Tally the lines of the data that include the word "React" and state the total, nothing else.

┌─ DATA SEGMENT

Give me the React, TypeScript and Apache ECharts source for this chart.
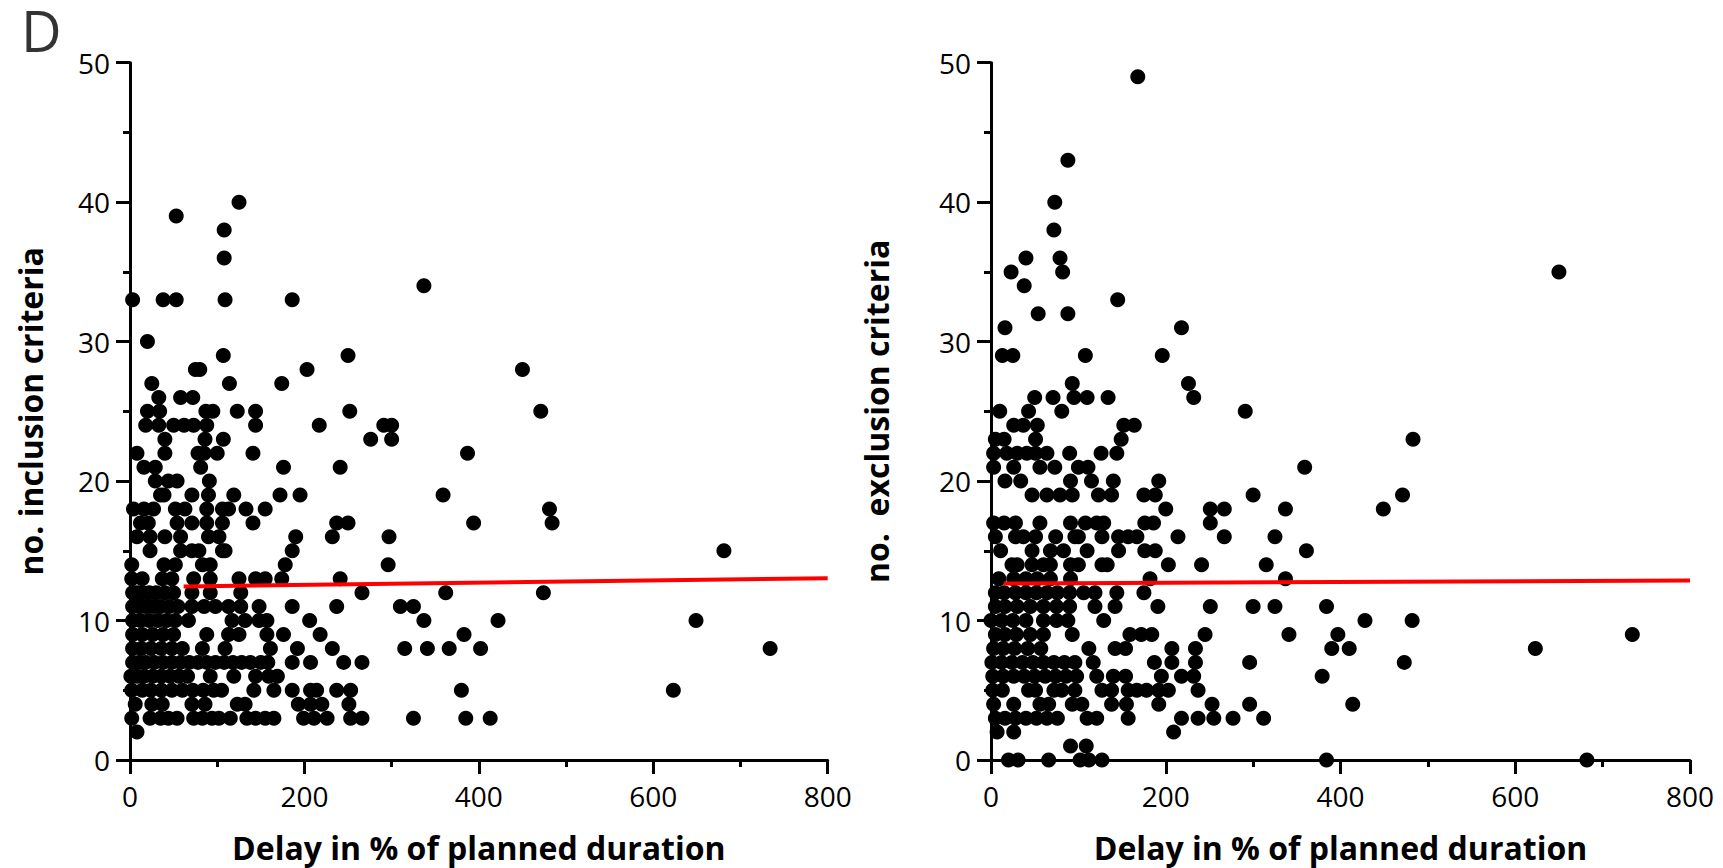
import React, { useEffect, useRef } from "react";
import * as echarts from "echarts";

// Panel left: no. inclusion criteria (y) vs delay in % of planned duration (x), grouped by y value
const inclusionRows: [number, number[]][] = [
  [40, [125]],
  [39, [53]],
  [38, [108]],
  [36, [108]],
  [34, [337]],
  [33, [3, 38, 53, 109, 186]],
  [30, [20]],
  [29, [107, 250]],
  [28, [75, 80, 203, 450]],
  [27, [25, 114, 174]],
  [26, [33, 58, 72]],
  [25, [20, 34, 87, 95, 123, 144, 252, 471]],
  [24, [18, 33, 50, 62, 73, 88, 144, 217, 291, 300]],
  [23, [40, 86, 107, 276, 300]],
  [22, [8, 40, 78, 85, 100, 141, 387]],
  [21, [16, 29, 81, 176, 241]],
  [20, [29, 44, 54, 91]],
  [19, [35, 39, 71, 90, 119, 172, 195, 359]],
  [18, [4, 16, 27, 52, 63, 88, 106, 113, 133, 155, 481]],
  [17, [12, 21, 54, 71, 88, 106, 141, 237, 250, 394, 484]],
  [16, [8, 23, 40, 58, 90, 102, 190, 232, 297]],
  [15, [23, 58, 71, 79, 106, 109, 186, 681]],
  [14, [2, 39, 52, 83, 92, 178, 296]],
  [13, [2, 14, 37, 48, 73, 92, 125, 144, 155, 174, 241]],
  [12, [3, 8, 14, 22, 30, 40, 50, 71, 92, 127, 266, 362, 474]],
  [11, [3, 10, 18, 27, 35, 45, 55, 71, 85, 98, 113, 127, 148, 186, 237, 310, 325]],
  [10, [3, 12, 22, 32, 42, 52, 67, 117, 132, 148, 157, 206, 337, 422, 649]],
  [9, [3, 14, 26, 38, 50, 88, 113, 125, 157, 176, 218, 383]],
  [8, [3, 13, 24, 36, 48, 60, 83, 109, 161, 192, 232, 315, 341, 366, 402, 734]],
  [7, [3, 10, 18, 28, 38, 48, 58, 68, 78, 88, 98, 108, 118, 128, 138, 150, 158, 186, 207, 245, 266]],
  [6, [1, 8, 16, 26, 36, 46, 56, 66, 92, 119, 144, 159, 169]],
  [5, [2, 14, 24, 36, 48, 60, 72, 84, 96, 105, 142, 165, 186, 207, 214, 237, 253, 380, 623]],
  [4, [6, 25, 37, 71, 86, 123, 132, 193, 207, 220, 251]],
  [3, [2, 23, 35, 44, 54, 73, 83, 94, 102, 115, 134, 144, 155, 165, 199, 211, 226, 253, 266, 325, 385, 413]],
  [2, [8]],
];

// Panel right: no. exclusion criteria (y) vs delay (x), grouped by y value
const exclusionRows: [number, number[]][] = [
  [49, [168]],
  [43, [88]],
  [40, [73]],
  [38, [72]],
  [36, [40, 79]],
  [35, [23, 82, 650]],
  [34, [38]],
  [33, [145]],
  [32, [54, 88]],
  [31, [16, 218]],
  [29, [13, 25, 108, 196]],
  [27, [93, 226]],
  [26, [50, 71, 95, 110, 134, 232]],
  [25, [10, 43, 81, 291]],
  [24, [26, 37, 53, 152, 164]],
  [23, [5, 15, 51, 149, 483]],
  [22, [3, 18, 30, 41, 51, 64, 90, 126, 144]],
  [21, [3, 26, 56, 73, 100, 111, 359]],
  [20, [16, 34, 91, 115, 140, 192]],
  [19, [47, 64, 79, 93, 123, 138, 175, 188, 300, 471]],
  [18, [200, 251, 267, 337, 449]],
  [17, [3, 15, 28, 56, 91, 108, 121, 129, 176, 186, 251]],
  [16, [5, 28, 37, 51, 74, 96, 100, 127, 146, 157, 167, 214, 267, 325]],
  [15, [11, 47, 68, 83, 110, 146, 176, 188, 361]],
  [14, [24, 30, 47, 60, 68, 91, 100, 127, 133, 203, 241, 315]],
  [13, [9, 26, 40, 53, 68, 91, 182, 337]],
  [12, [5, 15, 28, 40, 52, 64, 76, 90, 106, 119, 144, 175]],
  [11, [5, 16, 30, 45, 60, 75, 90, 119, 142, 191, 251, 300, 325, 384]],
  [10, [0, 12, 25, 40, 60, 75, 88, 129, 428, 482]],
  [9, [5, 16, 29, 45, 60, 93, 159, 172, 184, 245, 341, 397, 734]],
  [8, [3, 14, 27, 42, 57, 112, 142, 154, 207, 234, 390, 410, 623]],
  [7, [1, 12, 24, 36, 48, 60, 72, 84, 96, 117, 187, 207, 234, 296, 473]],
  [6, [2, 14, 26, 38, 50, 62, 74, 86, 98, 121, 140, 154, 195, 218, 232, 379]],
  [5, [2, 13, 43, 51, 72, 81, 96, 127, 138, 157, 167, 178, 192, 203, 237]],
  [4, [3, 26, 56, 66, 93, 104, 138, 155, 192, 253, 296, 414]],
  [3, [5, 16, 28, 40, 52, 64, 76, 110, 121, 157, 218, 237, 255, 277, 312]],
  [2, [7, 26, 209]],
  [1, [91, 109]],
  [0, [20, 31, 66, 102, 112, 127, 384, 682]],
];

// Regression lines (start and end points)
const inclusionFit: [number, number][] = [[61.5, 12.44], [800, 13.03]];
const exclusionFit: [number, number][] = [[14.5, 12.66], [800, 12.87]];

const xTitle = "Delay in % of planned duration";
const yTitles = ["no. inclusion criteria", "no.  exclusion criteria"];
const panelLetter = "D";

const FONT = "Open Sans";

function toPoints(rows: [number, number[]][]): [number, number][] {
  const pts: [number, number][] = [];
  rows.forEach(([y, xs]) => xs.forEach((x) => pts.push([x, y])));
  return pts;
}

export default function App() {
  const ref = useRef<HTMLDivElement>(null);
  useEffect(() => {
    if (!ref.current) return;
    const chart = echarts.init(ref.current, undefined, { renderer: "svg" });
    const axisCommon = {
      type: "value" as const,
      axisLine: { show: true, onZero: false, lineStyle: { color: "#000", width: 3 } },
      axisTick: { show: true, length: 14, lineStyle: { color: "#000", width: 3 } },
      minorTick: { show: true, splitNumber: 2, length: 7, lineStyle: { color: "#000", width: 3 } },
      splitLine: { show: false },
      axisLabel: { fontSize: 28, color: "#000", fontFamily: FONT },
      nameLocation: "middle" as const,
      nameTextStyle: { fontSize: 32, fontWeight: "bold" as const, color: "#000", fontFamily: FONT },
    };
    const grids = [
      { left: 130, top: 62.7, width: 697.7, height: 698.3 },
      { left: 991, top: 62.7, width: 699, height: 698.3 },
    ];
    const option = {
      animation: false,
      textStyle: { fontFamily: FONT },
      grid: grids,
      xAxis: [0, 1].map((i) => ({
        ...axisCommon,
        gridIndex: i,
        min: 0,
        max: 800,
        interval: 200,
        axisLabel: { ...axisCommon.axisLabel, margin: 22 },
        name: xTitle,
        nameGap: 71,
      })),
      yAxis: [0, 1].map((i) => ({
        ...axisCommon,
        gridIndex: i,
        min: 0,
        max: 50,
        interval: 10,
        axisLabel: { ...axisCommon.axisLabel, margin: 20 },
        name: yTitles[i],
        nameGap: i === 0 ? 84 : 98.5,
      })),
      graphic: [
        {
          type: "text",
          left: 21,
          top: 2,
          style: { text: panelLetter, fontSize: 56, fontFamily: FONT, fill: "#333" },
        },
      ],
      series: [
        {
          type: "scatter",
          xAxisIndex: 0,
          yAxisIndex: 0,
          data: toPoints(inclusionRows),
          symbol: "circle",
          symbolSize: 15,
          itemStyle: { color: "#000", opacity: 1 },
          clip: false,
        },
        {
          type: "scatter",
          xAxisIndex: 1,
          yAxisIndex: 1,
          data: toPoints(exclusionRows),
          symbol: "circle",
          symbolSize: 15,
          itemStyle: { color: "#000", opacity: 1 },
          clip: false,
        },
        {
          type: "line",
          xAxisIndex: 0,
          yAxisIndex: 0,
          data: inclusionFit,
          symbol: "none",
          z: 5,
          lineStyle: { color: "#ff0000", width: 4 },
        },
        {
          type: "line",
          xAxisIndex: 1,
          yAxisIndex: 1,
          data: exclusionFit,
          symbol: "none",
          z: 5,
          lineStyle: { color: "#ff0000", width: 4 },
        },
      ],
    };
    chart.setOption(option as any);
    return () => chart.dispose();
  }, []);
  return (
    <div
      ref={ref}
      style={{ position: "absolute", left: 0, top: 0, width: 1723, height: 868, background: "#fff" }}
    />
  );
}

└─

[RESULT FOR THIS EXERCISE] 2